Globally, there was a rally both in developed and emerging markets towards the end of November as investor expectation of a potential truce in the trade dispute between the United States and China mounted ahead of last weekend’s G20 meeting in Argentina.

However, this expectation dissipated on Tuesday following U.S President Donald Trump's tweets stating that although he was keen for a trade deal to be agreed, he was a "tariff man".

"When people or countries come in to raid the great wealth of our Nation, I want them to pay for the privilege of doing so," he said on the social media platform.

This caused a 3 percent decline in New York-listed shares on Tuesday, according to Reuters, as investors worried about the twin effects of an escalating dispute and a slowing of the U.S. economy.

In a note sent to media on Wednesday, Mihir Kapadia, CEO of Sun Global Investments, said: “Doubts over the US-China trade truce continue to weigh on global stock markets. Despite China claiming that talks were successful in order to bring back some stability, stockmarkets across Asia and Europe were all down, with London’s FTSE reaching two-week lows."

He added: "With few signs of definitive progress in place, it is likely that the volatility witnessed in the markets this year will filter into 2019 and continue to plague investor confidence, unless China and the US can finally come to terms on a new deal.”

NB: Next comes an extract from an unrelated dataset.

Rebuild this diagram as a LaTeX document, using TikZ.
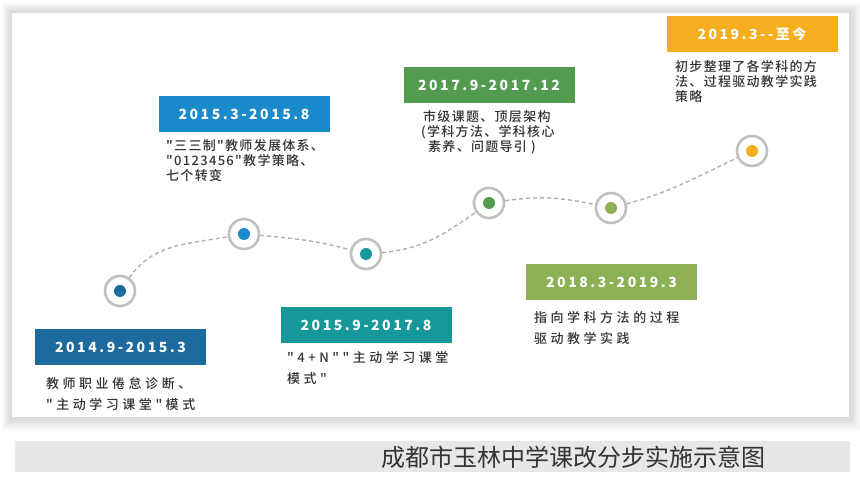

In an on-stage interview at the Alternative Investment Summit in Dubai last week, emerging markets specialist Mark Mobius of Mobius Capital Partners said: "There's no question that this so-called trade war with the US and China is much bigger than everyone thought it would be. The realisation is now dawning on policymakers in the US... that it's not only about trade, it's about technology, it's about access, it's about the philosophy of government."

He added: "This so-called trade war has expanded into something more strategic where the US is saying, 'Look, China, you've got to open your market not only for trade, but for technology so there's a two-way street, and there's got to be reciprocity not only on the trade front, but on the military front'.”